Myślenie strategiczne, a nie taktyczne
Politolog Alaksandar Kłaskouski zwraca uwagę na fakt, że do tej pory różnorodne programy i strategie zarówno ze strony władz, jak i opozycji były bardzo schematyczne i krótkowzroczne. Zdaniem eksperta, łatwo można się przekonać, że Białoruś to państwo nie strategiczne, lecz taktyczne: władze żyją dniem dzisiejszym, przejadając oszczędności, z kolei opozycja nie bardzo wie, jak mogą się potoczyć sprawy po zmianach ustrojowych.
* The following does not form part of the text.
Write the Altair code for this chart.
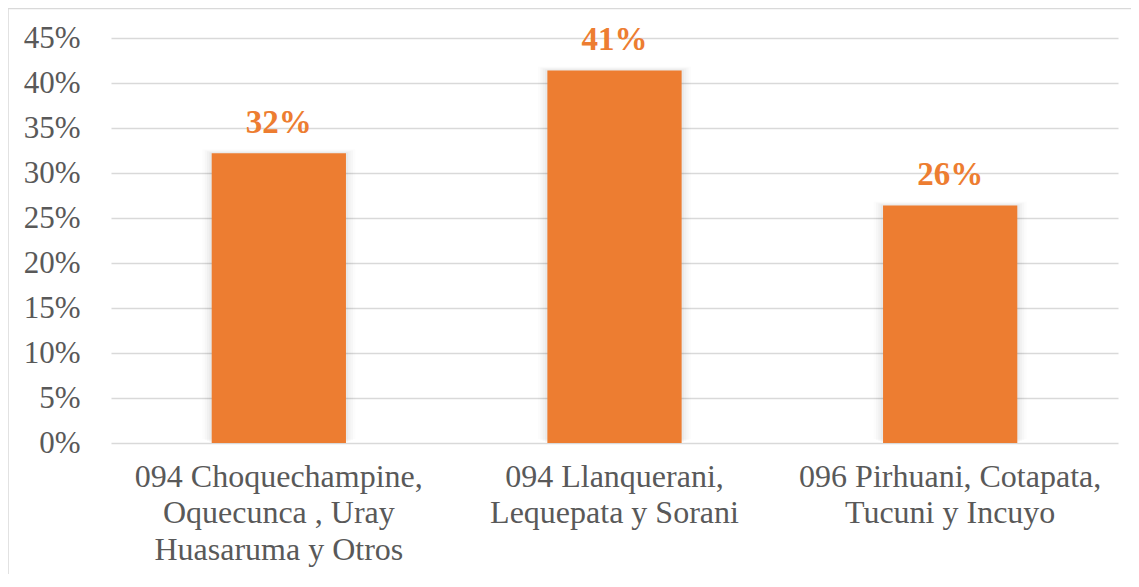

– Powiedzmy, że uda się obalić Łukaszenkę – wtedy wszyscy będą szczęśliwi, bogaci i zadowoleni… Tak się nie stanie. Autorzy książki chcą pokazać, jak bardzo skomplikowana jest ta sytuacja. Istota sprawy nie polega wyłącznie na obaleniu reżimu. Chodzi raczej o zmiany w mentalności ludzi – trzeba pokazać, że kształtowanie się świadomości narodowej jeszcze nie dobiegło końca- uważa politolog.
Białoruś na rozdrożu
Białoruś stoi przed wyborem – Rosja czy wartości europejskie. W książce eksperci rozpatrują dwa scenariusze wydarzeń: jak potoczą się sprawy w sytuacji integracji z Rosją oraz co się wydarzy, jeżeli Białoruś zwróci się w kierunku Zachodu.
– Rosja znowu podrzuci tańszą ropę i gaz i to już będzie apogeum szczęścia – można się „urżnąć”, ale to się skończy „kacem”. Warto pomyśleć o przyszłości dzieci, a nawet wnucząt – oni również zasługują na bycie światową elitą, a nie przedstawicielami Trzeciego Świata- dodaje Kłaskouski.
Autorzy książki „Przyszłość Białorusi” liczą na to, że w gronie czytelników znajdą się różne osoby. Nie wykluczają, że do lektury zajrzą również przedstawicieli struktur rządowych, być może znajdą coś pożytecznego dla siebie.